I've been mostly quiet about Braid as I've been contemplating how best to write about the game. Several long conversations have sprung up lately in my feed reader and elsewhere. A spark uniting some of my own thoughts on the conversation were sparked when Corvus entered the conversation. Corvus mentioned:

[Braid's] approach to narrative and Blow's interpretation of "game mechanic as narrative."

It's obvious that it is here where Blow seems to have done himself the most disservice. His talks and slideshows and discussions seem to have left those most open to his message the most disappointed in his game. It's hard to see that the polish in the game's presentation, which attracts more of the mainstream and "core players" [1] to the game, ultimately belies the experimental nature of the game as (seemingly) only one small test (of potentially many) of Blow's thesis, rather than a culmination of his theories (a complete dissertation, if you will).

From that end a lot of the discussion has been "about why I'm disappointed in Braid" or "why I don't like Braid" and there has been, in my view, paltry little discussion on the more "scientific" questions: Is Braid a (scientific) failure to support the hypothesis? Does Braid contain any evidence of game play as narrative?

I'm not a huge fan of the game play or the overall narrative, as much as I loved the aesthetic and wanted to love the game. However, I can see interesting support for Blow's hypothesis and genuine examples that can serve future discussions of how to wed gameplay and narrative, even if they aren't, perhaps, the shining examples that people expected following Blow's public advocacy, they still exist as more examples than previously existed.
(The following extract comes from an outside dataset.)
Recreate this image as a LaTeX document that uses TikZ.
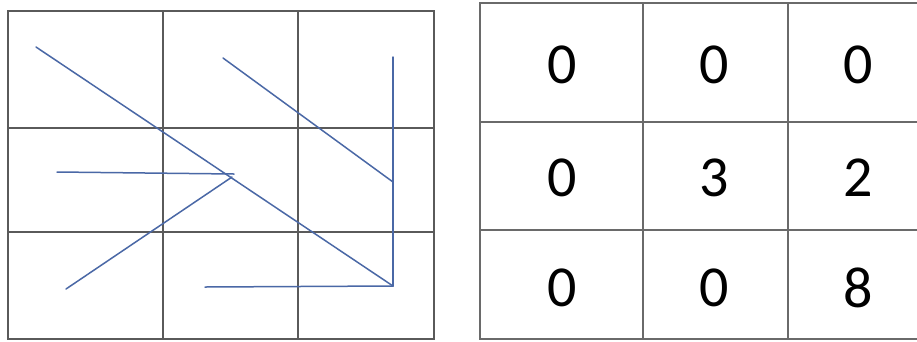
\documentclass[tikz,border=0pt]{standalone}
\usepackage{fontspec}
\setmainfont{Carlito}
\definecolor{gridc}{HTML}{5A5A5A}
\definecolor{tabc}{HTML}{6A6A6A}
\definecolor{strokec}{HTML}{4A68A6}
\begin{document}
\begin{tikzpicture}[x=1pt,y=-1pt,
  gridline/.style={draw=gridc,line width=1.3pt},
  tabline/.style={draw=tabc,line width=1.3pt},
  stroke/.style={draw=strokec,line width=1.5pt,line cap=round},
  num/.style={inner sep=0pt,font=\fontsize{58}{60}\selectfont}]
\useasboundingbox (0,0) rectangle (917,341);
\clip (0,0) rectangle (917,341);
\fill[white] (0,0) rectangle (917,341);
% left grid
\draw[gridline] (8,11) rectangle (434,339);
\draw[gridline] (163,11) -- (163,339);
\draw[gridline] (298,11) -- (298,339);
\draw[gridline] (8,128) -- (434,128);
\draw[gridline] (8,232) -- (434,232);
% strokes
\coordinate (a1) at (36,47);
\coordinate (a2) at (393,286);
\coordinate (b1) at (223,58);
\coordinate (b2) at (393,182);
\coordinate (c1) at (393,57);
\coordinate (d1) at (57,172);
\coordinate (d2) at (234,174);
\coordinate (e1) at (66,289);
\coordinate (e2) at (232,177);
\coordinate (f1) at (205,287);
\draw[stroke] (a1) -- (a2);
\draw[stroke] (b1) -- (b2);
\draw[stroke] (c1) -- (a2);
\draw[stroke] (d1) -- (d2);
\draw[stroke] (e1) -- (e2);
\draw[stroke] (f1) -- (a2);
% right table
\draw[tabline] (480,3) rectangle (940,339);
\draw[tabline] (643,3) -- (643,339);
\draw[tabline] (788,3) -- (788,339);
\draw[tabline] (480,122) -- (940,122);
\draw[tabline] (480,230) -- (940,230);
\node[num] (n11) at (562,65) {0};
\node[num] (n12) at (714,65) {0};
\node[num] (n13) at (858,65) {0};
\node[num] (n21) at (562,178) {0};
\node[num] (n22) at (714,178) {3};
\node[num] (n23) at (858,178) {2};
\node[num] (n31) at (562,288) {0};
\node[num] (n32) at (714,288) {0};
\node[num] (n33) at (858,288) {8};
\end{tikzpicture}
\end{document}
There are easily two great examples I can think of that are wonderfully narrative storytelling gameplay-based elements that shine beyond much else of what Braid attempts to do. In fact, it's very easy to argue that these key pieces shine almost in spite of the rest of the narrative and beg the question of what the game might have brought to the table given a clearer overall narrative.

The first example is an easy one to come by and requires little puzzle solving (just the opening of a few obvious doors and the besting of a mini-boss) to get to... after traversing World 4 the mechanic of tying forward movement to the temporal movement of objects in the world leads to an interesting encounter with that World's "dinosaur". Here the gameplay forces a particular narrative, and provides a small evocation for narrative interpretation of the chapter it ends, and yet I do think that it would shine only further given a deeper narrative in which to live. I'd almost suggest that Bioshock uses it it's own gameplay to a more effective means to perform a similar narrative twist, solely because of better contextualization.

The second example, which I shall not spoil, is obviously the centerpiece, being locked behind almost the entirety of the game's puzzles; World 1's terminus is certainly a throw down challenge to future attempts of gameplay as narrative. Ignoring the fact that the name and the hub world place World 1 as the ouroborian start of the game, it seems likely that World 1 was quite possibly the first level designed and the central theme from which the rest of the game's conceits derive. I can't help but think that World 1 would have garnered much more interesting debate had it, or something like it, been released entirely self-contained as mini-game ala Jason Rohrer's interesting games, rather than seemingly watered down by some of the more irritating aspects of the rest of the narrative and gameplay...

On the other hand, perhaps that may ultimately be the true success of the game: wrapping a Rohrer-style mini-game in a largely accessible and commercially viable shell... It might give designers and writers another tool for their toolbox when trying to explain to producers more controversial conceptions of deeper tied narrative and gameplay: the "well, Braid made money and attracted key demographics" defense.

[1]Aside: anyone else weirded out by the recent elision of hard in hardcore when discussing game demographics? It sends several interesting messages, which seems to be why it has caught on, but maybe we should debate if those are indeed the right messages to send... Maybe fodder for a separate post.